"They're going to be [playing] in, no matter what the situation is. It's got to be on me to take on the advantage to even think about putting the bunt down," Hamilton said before Wednesday's game. "It discourages me when the defense gets right there on you. It takes it away in my mind up there, but it's something I have to get over. It's not about what their plan is, it's where you put the bunt."
During the Reds' 7-1 win over the Pirates on Tuesday, Hamilton led off the game against pitcher Jeff Locke with a bunt attempt. After he took a first pitch for a strike, he bunted on the second pitch and popped out to the first baseman playing in.

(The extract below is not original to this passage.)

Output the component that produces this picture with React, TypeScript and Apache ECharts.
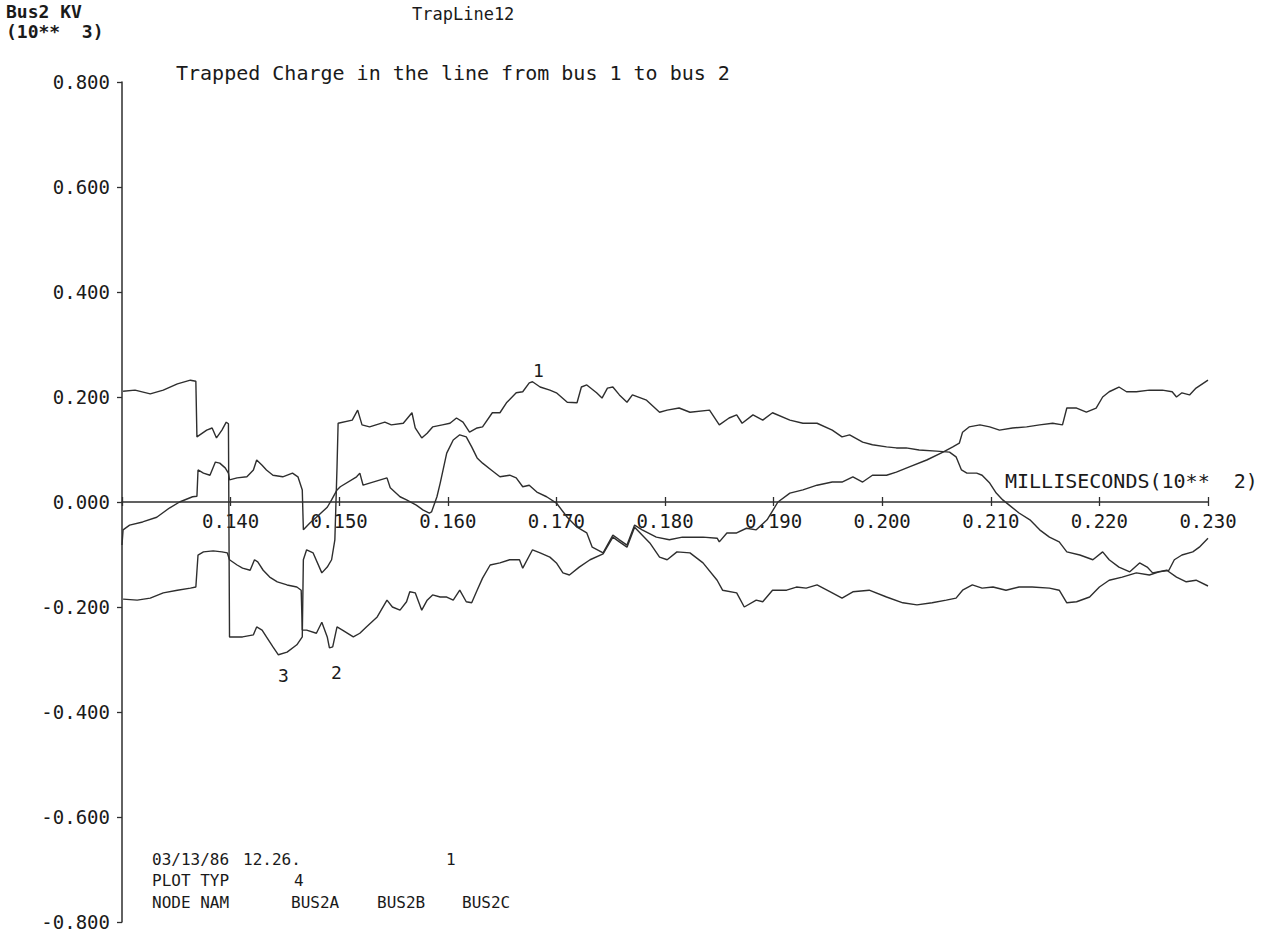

Corner infielders usually shift back to normal depth the deeper the count because they're less worried about bunts.
"It just doesn't really happen with Billy," Reds manager Bryan Price said. "[They] still have to respect, not just the intentional bunt, but the swinging bunt and the chopper because of his speed. It's doable, but it's a challenge to continue to be a good bunter under the scrutiny that he gets defensively. Certainly, [former All-Star] Brett Butler did it, but you're talking about a small handful of people that have done it to that Brett Butler level. ... It's a really special craft. He's working on it. He's not quite there yet, but he's working on it hard."
With Hamilton's blazing speed, getting to first base is paramount to not only score more runs but also to disrupt pitchers and defenses for hitters that follow. Price believes that Hamilton's bunting process is evolving.
"I'm sure it's frustrating. Every time you're bunting, you pop it up or a guy comes in and makes a nice play, I'm sure it gets discouraging to want to continue to bunt," Price said. "The speed asset is something he has to continue to work on to be able to utilize it to the maximum."